* [Available data]:
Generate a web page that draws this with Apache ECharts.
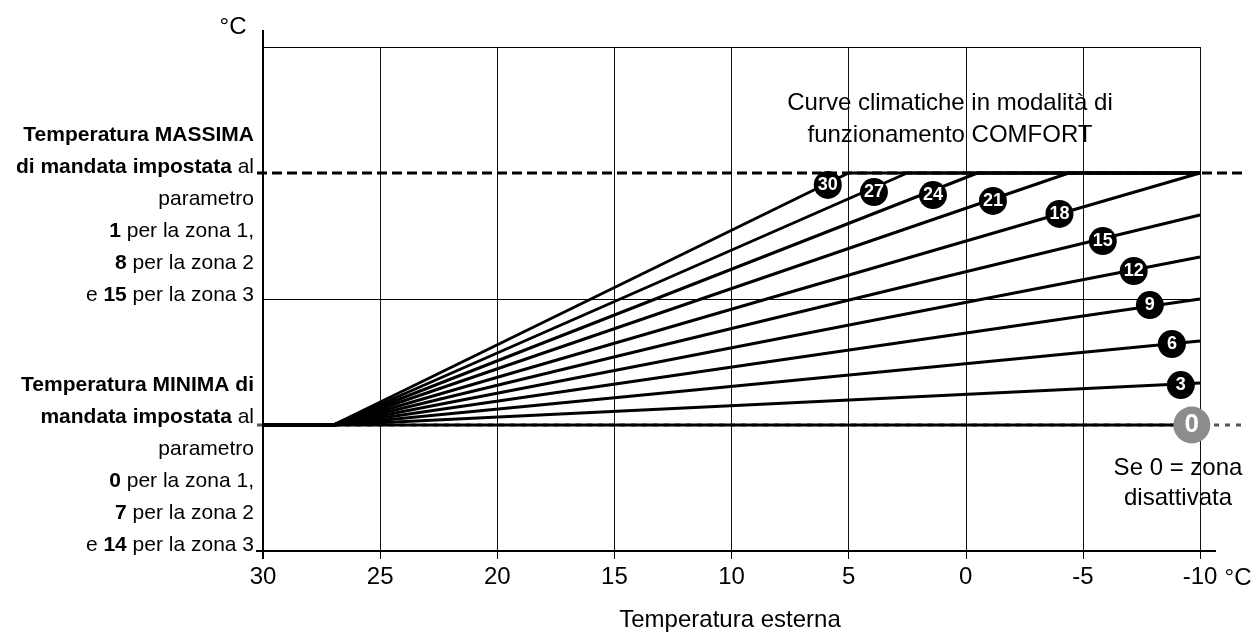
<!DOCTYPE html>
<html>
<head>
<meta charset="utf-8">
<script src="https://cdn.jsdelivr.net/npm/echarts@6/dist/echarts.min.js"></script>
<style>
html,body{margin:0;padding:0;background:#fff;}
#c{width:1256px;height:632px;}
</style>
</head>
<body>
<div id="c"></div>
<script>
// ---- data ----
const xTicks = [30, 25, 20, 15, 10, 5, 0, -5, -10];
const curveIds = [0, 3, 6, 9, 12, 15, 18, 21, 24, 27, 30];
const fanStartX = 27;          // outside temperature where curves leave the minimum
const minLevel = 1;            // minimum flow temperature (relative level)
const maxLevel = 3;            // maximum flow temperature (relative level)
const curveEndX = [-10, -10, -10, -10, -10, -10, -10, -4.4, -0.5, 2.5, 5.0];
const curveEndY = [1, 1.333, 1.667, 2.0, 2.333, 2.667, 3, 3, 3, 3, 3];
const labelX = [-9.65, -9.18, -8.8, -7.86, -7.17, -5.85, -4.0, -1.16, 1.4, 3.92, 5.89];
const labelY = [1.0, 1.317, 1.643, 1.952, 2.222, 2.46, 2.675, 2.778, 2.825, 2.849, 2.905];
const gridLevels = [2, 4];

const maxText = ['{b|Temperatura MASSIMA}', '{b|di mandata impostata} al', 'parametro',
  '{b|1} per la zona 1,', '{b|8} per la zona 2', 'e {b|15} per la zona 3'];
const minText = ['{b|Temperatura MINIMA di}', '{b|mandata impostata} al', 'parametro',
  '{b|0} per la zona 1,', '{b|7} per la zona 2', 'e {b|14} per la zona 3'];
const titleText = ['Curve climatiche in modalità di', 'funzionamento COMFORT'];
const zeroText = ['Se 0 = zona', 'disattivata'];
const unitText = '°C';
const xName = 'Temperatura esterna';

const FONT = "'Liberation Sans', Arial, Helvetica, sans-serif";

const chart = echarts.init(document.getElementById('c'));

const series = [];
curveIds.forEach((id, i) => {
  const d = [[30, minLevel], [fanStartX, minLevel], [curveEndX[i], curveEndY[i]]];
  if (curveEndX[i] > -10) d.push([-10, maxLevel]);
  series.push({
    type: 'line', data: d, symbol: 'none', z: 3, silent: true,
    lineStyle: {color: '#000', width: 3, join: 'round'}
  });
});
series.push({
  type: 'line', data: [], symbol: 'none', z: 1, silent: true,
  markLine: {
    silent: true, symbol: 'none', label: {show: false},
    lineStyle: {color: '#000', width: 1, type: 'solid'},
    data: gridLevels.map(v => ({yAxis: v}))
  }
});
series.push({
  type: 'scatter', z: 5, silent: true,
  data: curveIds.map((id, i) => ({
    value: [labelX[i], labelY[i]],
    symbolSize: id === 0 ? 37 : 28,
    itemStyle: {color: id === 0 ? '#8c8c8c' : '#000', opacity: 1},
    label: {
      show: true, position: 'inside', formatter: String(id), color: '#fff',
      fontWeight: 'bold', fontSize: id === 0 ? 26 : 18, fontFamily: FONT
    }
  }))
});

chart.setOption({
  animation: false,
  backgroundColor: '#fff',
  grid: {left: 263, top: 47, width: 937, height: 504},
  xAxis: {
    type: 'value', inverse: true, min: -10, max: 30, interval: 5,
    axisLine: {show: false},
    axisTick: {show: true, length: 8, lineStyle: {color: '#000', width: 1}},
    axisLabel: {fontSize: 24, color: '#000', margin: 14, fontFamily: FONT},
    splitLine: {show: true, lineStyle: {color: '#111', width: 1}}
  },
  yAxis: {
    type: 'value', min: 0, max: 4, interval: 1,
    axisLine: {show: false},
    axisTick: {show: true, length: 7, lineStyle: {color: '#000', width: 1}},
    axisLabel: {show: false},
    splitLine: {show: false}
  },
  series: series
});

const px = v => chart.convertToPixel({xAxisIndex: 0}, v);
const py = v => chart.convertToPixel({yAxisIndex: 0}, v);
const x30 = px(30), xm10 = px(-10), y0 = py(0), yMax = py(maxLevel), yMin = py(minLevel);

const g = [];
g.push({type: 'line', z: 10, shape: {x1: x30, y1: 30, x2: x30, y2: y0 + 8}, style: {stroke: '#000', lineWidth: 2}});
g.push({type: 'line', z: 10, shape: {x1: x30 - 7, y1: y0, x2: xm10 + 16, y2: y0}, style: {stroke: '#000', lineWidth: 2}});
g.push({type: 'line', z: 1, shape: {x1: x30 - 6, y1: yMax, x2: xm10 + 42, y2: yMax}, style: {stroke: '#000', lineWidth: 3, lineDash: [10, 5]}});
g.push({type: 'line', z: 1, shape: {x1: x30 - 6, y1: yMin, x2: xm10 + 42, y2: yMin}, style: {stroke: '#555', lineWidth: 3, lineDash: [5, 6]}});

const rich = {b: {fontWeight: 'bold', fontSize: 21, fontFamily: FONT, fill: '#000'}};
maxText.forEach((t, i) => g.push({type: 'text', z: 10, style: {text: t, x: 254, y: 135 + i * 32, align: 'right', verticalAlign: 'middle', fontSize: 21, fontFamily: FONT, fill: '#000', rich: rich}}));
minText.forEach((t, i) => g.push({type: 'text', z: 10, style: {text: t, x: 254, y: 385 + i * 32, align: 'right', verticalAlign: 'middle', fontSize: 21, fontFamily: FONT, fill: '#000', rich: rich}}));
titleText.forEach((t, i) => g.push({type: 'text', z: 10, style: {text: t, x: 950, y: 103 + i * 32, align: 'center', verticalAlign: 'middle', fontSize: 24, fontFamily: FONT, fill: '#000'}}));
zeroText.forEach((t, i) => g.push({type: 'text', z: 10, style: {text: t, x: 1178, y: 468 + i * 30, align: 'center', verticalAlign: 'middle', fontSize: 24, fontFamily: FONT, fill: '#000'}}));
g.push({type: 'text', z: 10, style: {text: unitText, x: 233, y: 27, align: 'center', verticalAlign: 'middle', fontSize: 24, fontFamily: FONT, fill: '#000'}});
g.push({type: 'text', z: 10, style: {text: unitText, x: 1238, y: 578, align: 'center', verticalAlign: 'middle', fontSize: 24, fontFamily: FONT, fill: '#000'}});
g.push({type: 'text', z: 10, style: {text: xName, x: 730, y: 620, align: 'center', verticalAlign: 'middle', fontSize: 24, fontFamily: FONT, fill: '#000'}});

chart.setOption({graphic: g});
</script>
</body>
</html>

* [Task statement]: Every line of the data should be copied as it stands, without the images.

* [In response]:
Generate a web page that draws this with Apache ECharts.
<!DOCTYPE html>
<html>
<head>
<meta charset="utf-8">
<script src="https://cdn.jsdelivr.net/npm/echarts@6/dist/echarts.min.js"></script>
<style>
html,body{margin:0;padding:0;background:#fff;}
#c{width:1256px;height:632px;}
</style>
</head>
<body>
<div id="c"></div>
<script>
// ---- data ----
const xTicks = [30, 25, 20, 15, 10, 5, 0, -5, -10];
const curveIds = [0, 3, 6, 9, 12, 15, 18, 21, 24, 27, 30];
const fanStartX = 27;          // outside temperature where curves leave the minimum
const minLevel = 1;            // minimum flow temperature (relative level)
const maxLevel = 3;            // maximum flow temperature (relative level)
const curveEndX = [-10, -10, -10, -10, -10, -10, -10, -4.4, -0.5, 2.5, 5.0];
const curveEndY = [1, 1.333, 1.667, 2.0, 2.333, 2.667, 3, 3, 3, 3, 3];
const labelX = [-9.65, -9.18, -8.8, -7.86, -7.17, -5.85, -4.0, -1.16, 1.4, 3.92, 5.89];
const labelY = [1.0, 1.317, 1.643, 1.952, 2.222, 2.46, 2.675, 2.778, 2.825, 2.849, 2.905];
const gridLevels = [2, 4];

const maxText = ['{b|Temperatura MASSIMA}', '{b|di mandata impostata} al', 'parametro',
  '{b|1} per la zona 1,', '{b|8} per la zona 2', 'e {b|15} per la zona 3'];
const minText = ['{b|Temperatura MINIMA di}', '{b|mandata impostata} al', 'parametro',
  '{b|0} per la zona 1,', '{b|7} per la zona 2', 'e {b|14} per la zona 3'];
const titleText = ['Curve climatiche in modalità di', 'funzionamento COMFORT'];
const zeroText = ['Se 0 = zona', 'disattivata'];
const unitText = '°C';
const xName = 'Temperatura esterna';

const FONT = "'Liberation Sans', Arial, Helvetica, sans-serif";

const chart = echarts.init(document.getElementById('c'));

const series = [];
curveIds.forEach((id, i) => {
  const d = [[30, minLevel], [fanStartX, minLevel], [curveEndX[i], curveEndY[i]]];
  if (curveEndX[i] > -10) d.push([-10, maxLevel]);
  series.push({
    type: 'line', data: d, symbol: 'none', z: 3, silent: true,
    lineStyle: {color: '#000', width: 3, join: 'round'}
  });
});
series.push({
  type: 'line', data: [], symbol: 'none', z: 1, silent: true,
  markLine: {
    silent: true, symbol: 'none', label: {show: false},
    lineStyle: {color: '#000', width: 1, type: 'solid'},
    data: gridLevels.map(v => ({yAxis: v}))
  }
});
series.push({
  type: 'scatter', z: 5, silent: true,
  data: curveIds.map((id, i) => ({
    value: [labelX[i], labelY[i]],
    symbolSize: id === 0 ? 37 : 28,
    itemStyle: {color: id === 0 ? '#8c8c8c' : '#000', opacity: 1},
    label: {
      show: true, position: 'inside', formatter: String(id), color: '#fff',
      fontWeight: 'bold', fontSize: id === 0 ? 26 : 18, fontFamily: FONT
    }
  }))
});

chart.setOption({
  animation: false,
  backgroundColor: '#fff',
  grid: {left: 263, top: 47, width: 937, height: 504},
  xAxis: {
    type: 'value', inverse: true, min: -10, max: 30, interval: 5,
    axisLine: {show: false},
    axisTick: {show: true, length: 8, lineStyle: {color: '#000', width: 1}},
    axisLabel: {fontSize: 24, color: '#000', margin: 14, fontFamily: FONT},
    splitLine: {show: true, lineStyle: {color: '#111', width: 1}}
  },
  yAxis: {
    type: 'value', min: 0, max: 4, interval: 1,
    axisLine: {show: false},
    axisTick: {show: true, length: 7, lineStyle: {color: '#000', width: 1}},
    axisLabel: {show: false},
    splitLine: {show: false}
  },
  series: series
});

const px = v => chart.convertToPixel({xAxisIndex: 0}, v);
const py = v => chart.convertToPixel({yAxisIndex: 0}, v);
const x30 = px(30), xm10 = px(-10), y0 = py(0), yMax = py(maxLevel), yMin = py(minLevel);

const g = [];
g.push({type: 'line', z: 10, shape: {x1: x30, y1: 30, x2: x30, y2: y0 + 8}, style: {stroke: '#000', lineWidth: 2}});
g.push({type: 'line', z: 10, shape: {x1: x30 - 7, y1: y0, x2: xm10 + 16, y2: y0}, style: {stroke: '#000', lineWidth: 2}});
g.push({type: 'line', z: 1, shape: {x1: x30 - 6, y1: yMax, x2: xm10 + 42, y2: yMax}, style: {stroke: '#000', lineWidth: 3, lineDash: [10, 5]}});
g.push({type: 'line', z: 1, shape: {x1: x30 - 6, y1: yMin, x2: xm10 + 42, y2: yMin}, style: {stroke: '#555', lineWidth: 3, lineDash: [5, 6]}});

const rich = {b: {fontWeight: 'bold', fontSize: 21, fontFamily: FONT, fill: '#000'}};
maxText.forEach((t, i) => g.push({type: 'text', z: 10, style: {text: t, x: 254, y: 135 + i * 32, align: 'right', verticalAlign: 'middle', fontSize: 21, fontFamily: FONT, fill: '#000', rich: rich}}));
minText.forEach((t, i) => g.push({type: 'text', z: 10, style: {text: t, x: 254, y: 385 + i * 32, align: 'right', verticalAlign: 'middle', fontSize: 21, fontFamily: FONT, fill: '#000', rich: rich}}));
titleText.forEach((t, i) => g.push({type: 'text', z: 10, style: {text: t, x: 950, y: 103 + i * 32, align: 'center', verticalAlign: 'middle', fontSize: 24, fontFamily: FONT, fill: '#000'}}));
zeroText.forEach((t, i) => g.push({type: 'text', z: 10, style: {text: t, x: 1178, y: 468 + i * 30, align: 'center', verticalAlign: 'middle', fontSize: 24, fontFamily: FONT, fill: '#000'}}));
g.push({type: 'text', z: 10, style: {text: unitText, x: 233, y: 27, align: 'center', verticalAlign: 'middle', fontSize: 24, fontFamily: FONT, fill: '#000'}});
g.push({type: 'text', z: 10, style: {text: unitText, x: 1238, y: 578, align: 'center', verticalAlign: 'middle', fontSize: 24, fontFamily: FONT, fill: '#000'}});
g.push({type: 'text', z: 10, style: {text: xName, x: 730, y: 620, align: 'center', verticalAlign: 'middle', fontSize: 24, fontFamily: FONT, fill: '#000'}});

chart.setOption({graphic: g});
</script>
</body>
</html>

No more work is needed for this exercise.